Bust out of your Summer Apathy!

It’s that time again! The new semester is starting up in less than a month and I’m sure teachers are busy getting everything ready to go.

Top 5 tips to get ready for next semester teaching in a Korean university

Let’s get to it!

Plan ahead

There’s nothing more terrible than frantically trying to pull something together an hour before class. Trust me, I’ve been there and it’s not a happy place for your mental health. I always try to stay 2-3 weeks ahead for my lesson planning instead of waiting for crunch time before anything gets done.

Murphy’s LawThings don’t work

You know it always happens: Monday morning at 8:00 am before the semester starts, there’s a line-up of 5 people trying to use the photocopier to copy their syllabus and of course it breaks.
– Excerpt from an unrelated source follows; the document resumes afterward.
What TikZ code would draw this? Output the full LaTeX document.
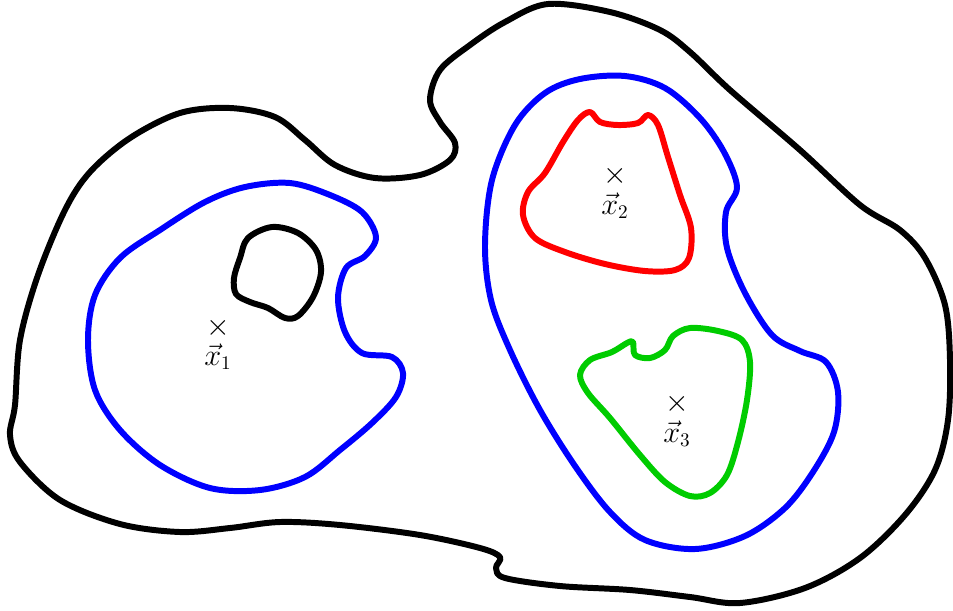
\documentclass[tikz,border=0pt]{standalone}
\begin{document}
\begin{tikzpicture}[x=0.02cm,y=-0.02cm,
  curve/.style={line width=3.4pt,line join=round},
  lbl/.style={inner sep=0pt,font=\fontsize{16}{19}\selectfont}]
\useasboundingbox (0,0) rectangle (953,610);
% outer black
\draw[curve,black] plot[smooth cycle,tension=0.55] coordinates {
 (548,4) (610,12) (660,30) (690,52) (730,90) (800,150) (860,205) (900,230) (925,258)
 (945,305) (950,360) (948,420) (935,470) (905,515) (860,558) (805,588) (740,603)
 (690,597) (630,590) (560,586) (505,578) (496,568) (500,557) (480,548) (420,535)
 (340,525) (280,522) (230,528) (180,532) (120,524) (60,500) (20,462) (10,435)
 (15,405) (20,340) (38,275) (65,210) (90,172) (130,138) (180,113) (230,108)
 (275,117) (305,140) (335,165) (375,178) (420,175) (450,160) (455,143) (440,122)
 (430,100) (440,70) (470,45) (505,22)};
% inner small black
\draw[curve,black] plot[smooth cycle,tension=0.55] coordinates {
 (248,238) (272,227) (298,233) (316,250) (321,272) (313,297) (298,316) (285,318)
 (268,308) (250,302) (236,294) (234,278) (240,258)};
% blue left
\draw[curve,blue] plot[smooth cycle,tension=0.55] coordinates {
 (120,258) (160,230) (205,202) (245,187) (290,183) (330,195) (362,212) (376,237)
 (365,256) (346,268) (338,298) (345,332) (362,353) (392,357) (403,373) (396,397)
 (372,423) (340,450) (305,477) (260,490) (210,488) (160,465) (120,430) (95,390)
 (88,340) (95,295)};
% blue right
\draw[curve,blue] plot[smooth cycle,tension=0.55] coordinates {
 (515,125) (545,93) (580,79) (625,76) (665,88) (700,118) (724,152) (737,187)
 (726,212) (727,248) (745,293) (772,335) (800,351) (826,362) (838,392) (834,432)
 (813,472) (785,508) (745,536) (695,549) (645,540) (610,512) (575,466) (540,410)
 (510,350) (491,300) (485,245) (492,180)};
% red
\draw[curve,red] plot[smooth cycle,tension=0.55] coordinates {
 (545,173) (563,142) (578,120) (590,112) (600,122) (618,125) (638,123) (648,115)
 (658,125) (668,157) (680,195) (691,228) (689,258) (675,270) (645,271) (605,264)
 (565,252) (535,238) (523,215) (528,192)};
% green
\draw[curve,green!80!black] plot[smooth cycle,tension=0.55] coordinates {
 (590,360) (612,352) (627,343) (633,342) (635,355) (650,358) (665,350) (673,336)
 (690,328) (718,331) (742,340) (750,362) (747,400) (738,442) (727,475) (710,493)
 (690,496) (665,482) (640,455) (610,418) (588,393) (580,375)};
% labels
\node[lbl] (c1) at (218,328) {$\times$};
\node[lbl,anchor=base] (l1) at (218,365) {$\vec{x}_1$};
\node[lbl] (c2) at (615,176) {$\times$};
\node[lbl,anchor=base] (l2) at (615,214) {$\vec{x}_2$};
\node[lbl] (c3) at (677,404) {$\times$};
\node[lbl,anchor=base] (l3) at (677,442) {$\vec{x}_3$};
\end{tikzpicture}
\end{document}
Be organized and hit it a few days before, just in case, especially if you have an old piece of junk like at my university.

Simple is best, for everything

You don’t need to reinvent the wheel and simple is almost always better. Of course, put a bit of effort and creative energy into your lessons, but it really is okay to use a page or two out of the textbook, or to use something like 39 ESL Warm-Ups: For Teenagers and Adults. People have gone before you and done all the hard work, so why not take advantage of it?


Similar to not reinventing the wheel, hopefully you’ve been saving your lessons somewhere in a place like Dropbox or Google Drive (read the post for why I love Google Drive). There are always plenty of generic “conversation” classes here in Korea where you are free to use anything you want and it’s much easier to reuse an old lesson than to pull something new out of your hat.

Work space

Make sure that you have a happy place where you can get work done so you can put some focused effort into stuff. For me, it’s usually not at home and if I want to be productive, it’s far better for me to go into my office, which I’m lucky enough to share with only 2 people who are rarely (if ever) there. When we are there together, people just do their own thing and while friendly, we don’t carry on a running conversation, thankfully.

But some people at other universities share an office with 10+ people and of course, serious work is impossible in that kind of environment so those people could maybe find a quiet coffee shop near their house, a public library or set-up a space at home to do serious work like lesson planning and grading. Whatever works for you.